It's Sunday morning in the hospital and Eddie is looking tremendously better. That is indeed a blessing. Eddie was hospitalized several days ago with pneumonia -- not something a young man with significant special needs wants added to his issues. Eddie, however, is the perfect patient, somehow understanding and fulfilling the obligation to be quiet and allow his body to recover. And, in being the perfect patient, he endears himself to all who see him.
(You might recall several months ago when I began this blog, I posted about another Eddie hospitalization. It seems God recognizes my need to be encouraged during Eddie's hospital stays. And, so this stay was no different.)
Yesterday, I posted in Will They Eat This? # 12 the joy of hospitality. This morning after I ordered Eddie's and my breakfasts (wish I had my camera for another installment of Will They Eat This? -- but, sparing you the gruesome photos, I'll tell you the stats and the verdict right now -- stats: we ate it with gratitude only because we had to; verdict -- as a prayer: Please, Lord, keep us healthy and help them to improve upon institutional food! We'd rather not eat this again!) , I had a chance to receive hospitality in ways that surprised me. Hmmm...hospital hospitality -- it's not an oxymoron?
I was greeted by the technician, a lovely woman named Joanna, who, with a smile and personality that would cheer even the sickest of patients, brought sunshine into the otherwise nondescript and dimly lit room. Eddie awoke with a smile, obviously feeling more like himself today than in previous days. Joanna couldn't love him enough, careful to speak sweetly and move him gently. It was so comforting to watch that confidence and tenderness. And, I'm sure that she offers a similar type of care to all of her patients. But, she saw something very special in my boy. I didn't have to tell her that he needed "special" treatment. It was certainly clear that to Joanna, being a nursing technician meant always providing care and comfort, not just taking care of the business of probing and charting.
I was in a good place after that experience for Eddie. I thought to myself that we would have a good day. Eddie and I would revel in being inspired by the love and hospitality brought to us by Joanna.
And, then our breakfasts arrived, delivered by yet another sweet member of the hospital staff. Her name I don't recall, it was Indian in origin, I believe. Although neither her ethnicity, nor her name is of any real importance here, her comments are what I won't soon forget. From outside the door, she greeted Eddie and said, "Hello, my boy!" It was nice, but certainly a odd thing for someone who delivers the meals to say. The other days we have been here the only words I can recall being said by the food staff were, "Room service. Can you confirm the paitent's name?" But, not this morning. Today, Eddie was more than a meal tray, more than just a patient -- he was a person. To this particular woman, he was a very special person. And, to me, she became one instantly.
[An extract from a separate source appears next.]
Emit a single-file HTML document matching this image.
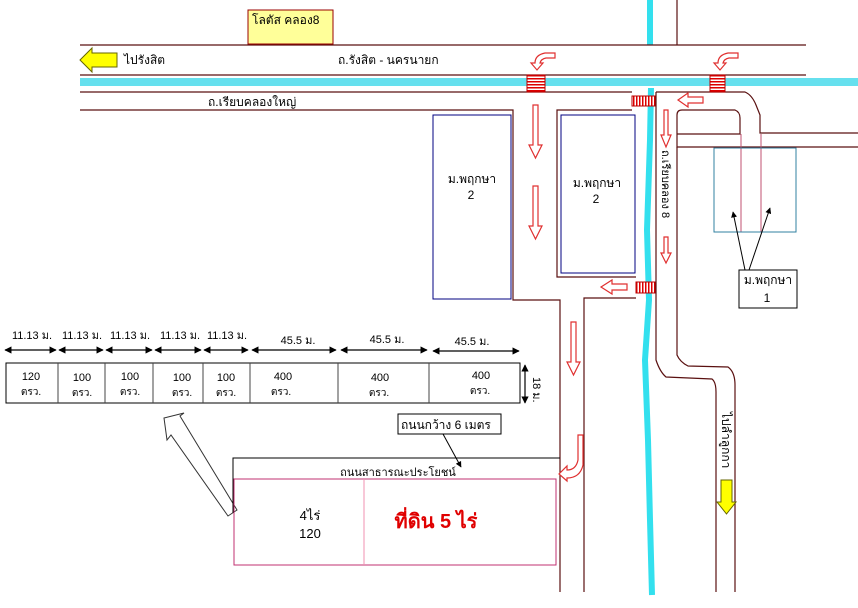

As she continued to speak with me -- yes, confirming Eddie's name and meal request -- she said, "He is pure of heart -- so very close to God." Tears came to my eyes and I thought to myself, God is certainly making us feel very welcome here today, and we have done nothing besides be present in the moment.
It is often in the times when we are least able to control our circumstances that God sends those messengers to bolster our spirits. They bring hospitality and comfort. They live Hebrews 13:2 which reads:
Do not neglect to show hospitality to strangers, for thereby some have entertained angels unawares.Not knowing who we are, but caring for us and welcoming us with love regardless is the sign of true hospitality. These wonderful women had nothing to offer to us but their kindness, the gift that God had given to them to share with others. It sparked in me a gratefulness that, on a morning when I easily could have succumbed to fatigue and grouchiness, I witnessed love for my son and for me that warmed my heart through and through. It was a message sent to inspire hope.
It's funny where you can meet hospitality if you care to look. I never would have thought this place "hospitable" before, but my mind had changed. This morning, it is not just a facility to treat the sick, it is a place where the most fragile and their families can receive shelter, food, clothing, care -- the corporal works of mercy can be seen lived out right here. That doesn't mean for a moment that I will lower my defenses in the appropriate care of my son during his hospitalization, but thanks be to God for these women who brought the love of Christ to us through their work. St. Josemaria Escriva writes in The Way this marvelous little quote:
A little act, done for Love, is worth so much! (#814)We were so blessed this morning by not one, but two, little acts, done for Love!